■ Work to do: Write each line of the material exactly as given, from the top through the line that contains "boundaries = [y", and omit all pictures.

■ Data section:
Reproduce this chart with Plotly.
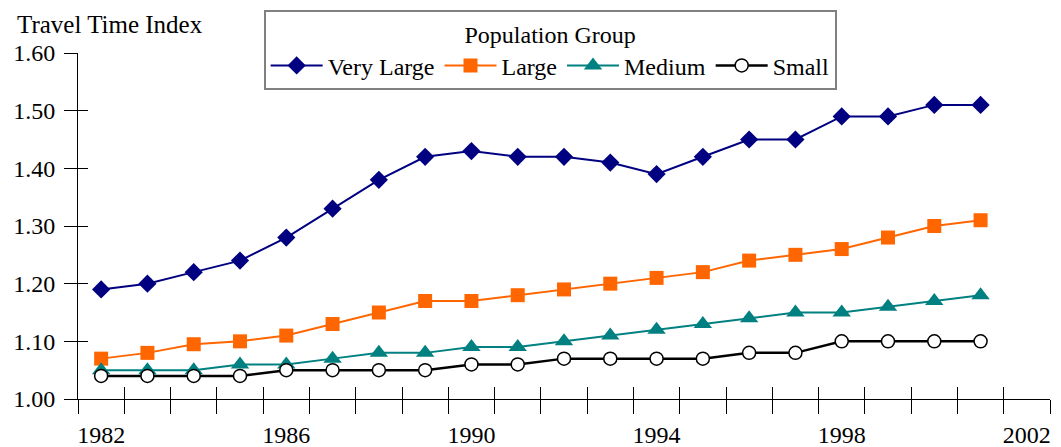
import plotly.graph_objects as go

years = list(range(1982, 2002))
very_large = [1.19, 1.20, 1.22, 1.24, 1.28, 1.33, 1.38, 1.42, 1.43, 1.42, 1.42, 1.41, 1.39, 1.42, 1.45, 1.45, 1.49, 1.49, 1.51, 1.51]
large = [1.07, 1.08, 1.095, 1.10, 1.11, 1.13, 1.15, 1.17, 1.17, 1.18, 1.19, 1.20, 1.21, 1.22, 1.24, 1.25, 1.26, 1.28, 1.30, 1.31]
medium = [1.05, 1.05, 1.05, 1.06, 1.06, 1.07, 1.08, 1.08, 1.09, 1.09, 1.10, 1.11, 1.12, 1.13, 1.14, 1.15, 1.15, 1.16, 1.17, 1.18]
small = [1.04, 1.04, 1.04, 1.04, 1.05, 1.05, 1.05, 1.05, 1.06, 1.06, 1.07, 1.07, 1.07, 1.07, 1.08, 1.08, 1.10, 1.10, 1.10, 1.10]

label_years = [1982, 1986, 1990, 1994, 1998, 2002]
y_ticks = [1.00, 1.10, 1.20, 1.30, 1.40, 1.50, 1.60]

FONT = "Liberation Serif"
FS = 24

x_min, x_max = years[0] - 0.5, label_years[-1] + 0.5
boundaries = [y - 0.5 for y in range(years[0], label_years[-1] + 2)]

fig = go.Figure()
fig.add_trace(go.Scatter(x=years, y=very_large, name="Very Large", mode="lines+markers",
                         line=dict(color="#000080", width=2),
                         marker=dict(symbol="diamond", size=14, color="#000080")))
fig.add_trace(go.Scatter(x=years, y=large, name="Large", mode="lines+markers",
                         line=dict(color="#FF6600", width=2),
                         marker=dict(symbol="square", size=14, color="#FF6600")))
fig.add_trace(go.Scatter(x=years, y=medium, name="Medium", mode="lines+markers",
                         line=dict(color="#008080", width=2),
                         marker=dict(symbol="triangle-up", size=16, color="#008080")))
fig.add_trace(go.Scatter(x=years, y=small, name="Small", mode="lines+markers",
                         line=dict(color="#000000", width=2.5),
                         marker=dict(symbol="circle", size=13, color="white",
                                     line=dict(color="black", width=1.5))))
# helper traces for the inner half of the crossing tick marks
fig.add_trace(go.Scatter(x=[], y=[], xaxis="x2", yaxis="y", showlegend=False, hoverinfo="skip"))
fig.add_trace(go.Scatter(x=[], y=[], xaxis="x", yaxis="y2", showlegend=False, hoverinfo="skip"))

fig.update_layout(
    width=1053, height=439,
    margin=dict(l=70, r=11, t=45, b=48, autoexpand=False),
    paper_bgcolor="white", plot_bgcolor="white",
    font=dict(family=FONT, size=FS, color="black"),
    showlegend=True,
    legend=dict(
        orientation="h", x=0.191, y=1.124, xanchor="left", yanchor="top",
        bgcolor="white", bordercolor="#808080", borderwidth=2,
        title=dict(text="Population Group", side="top center", font=dict(family=FONT, size=FS)),
        font=dict(family=FONT, size=FS), itemwidth=52, traceorder="normal",
    ),
    xaxis=dict(
        range=[x_min, x_max], showgrid=False, zeroline=False, automargin=False,
        showline=True, linecolor="black", linewidth=1,
        tickmode="array", tickvals=label_years, ticktext=[str(v) for v in label_years],
        ticks="outside", ticklen=14, tickcolor="rgba(0,0,0,0)",
        minor=dict(tickmode="array", tickvals=boundaries, ticks="outside", ticklen=14,
                   tickcolor="black", tickwidth=1, showgrid=False),
        tickfont=dict(family=FONT, size=FS),
    ),
    xaxis2=dict(
        range=[x_min, x_max], overlaying="x", anchor="y", side="bottom", automargin=False,
        showgrid=False, zeroline=False, showline=False, showticklabels=False,
        tickmode="array", tickvals=boundaries, ticks="inside", ticklen=12,
        tickcolor="black", tickwidth=1,
    ),
    yaxis=dict(
        range=[1.0, 1.6], showgrid=False, zeroline=False, automargin=False,
        showline=True, linecolor="black", linewidth=1,
        tickmode="array", tickvals=y_ticks, ticktext=[f"{v:.2f}" for v in y_ticks],
        ticks="outside", ticklen=13, tickcolor="black", tickwidth=1,
        ticklabelstandoff=4,
        tickfont=dict(family=FONT, size=FS),
    ),
    yaxis2=dict(
        range=[1.0, 1.6], overlaying="y", anchor="x", side="left", automargin=False,
        showgrid=False, zeroline=False, showline=False, showticklabels=False,
        tickmode="array", tickvals=y_ticks, ticks="inside", ticklen=10,
        tickcolor="black", tickwidth=1,
    ),
    annotations=[dict(text="Travel Time Index", xref="paper", yref="paper",
                      x=-0.065, y=1.128, xanchor="left", yanchor="top",
                      showarrow=False, font=dict(family=FONT, size=25))],
)

fig.write_html("out.html")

■ Solved exercise:
Reproduce this chart with Plotly.
import plotly.graph_objects as go

years = list(range(1982, 2002))
very_large = [1.19, 1.20, 1.22, 1.24, 1.28, 1.33, 1.38, 1.42, 1.43, 1.42, 1.42, 1.41, 1.39, 1.42, 1.45, 1.45, 1.49, 1.49, 1.51, 1.51]
large = [1.07, 1.08, 1.095, 1.10, 1.11, 1.13, 1.15, 1.17, 1.17, 1.18, 1.19, 1.20, 1.21, 1.22, 1.24, 1.25, 1.26, 1.28, 1.30, 1.31]
medium = [1.05, 1.05, 1.05, 1.06, 1.06, 1.07, 1.08, 1.08, 1.09, 1.09, 1.10, 1.11, 1.12, 1.13, 1.14, 1.15, 1.15, 1.16, 1.17, 1.18]
small = [1.04, 1.04, 1.04, 1.04, 1.05, 1.05, 1.05, 1.05, 1.06, 1.06, 1.07, 1.07, 1.07, 1.07, 1.08, 1.08, 1.10, 1.10, 1.10, 1.10]

label_years = [1982, 1986, 1990, 1994, 1998, 2002]
y_ticks = [1.00, 1.10, 1.20, 1.30, 1.40, 1.50, 1.60]

FONT = "Liberation Serif"
FS = 24

x_min, x_max = years[0] - 0.5, label_years[-1] + 0.5
boundaries = [y - 0.5 for y in range(years[0], label_years[-1] + 2)]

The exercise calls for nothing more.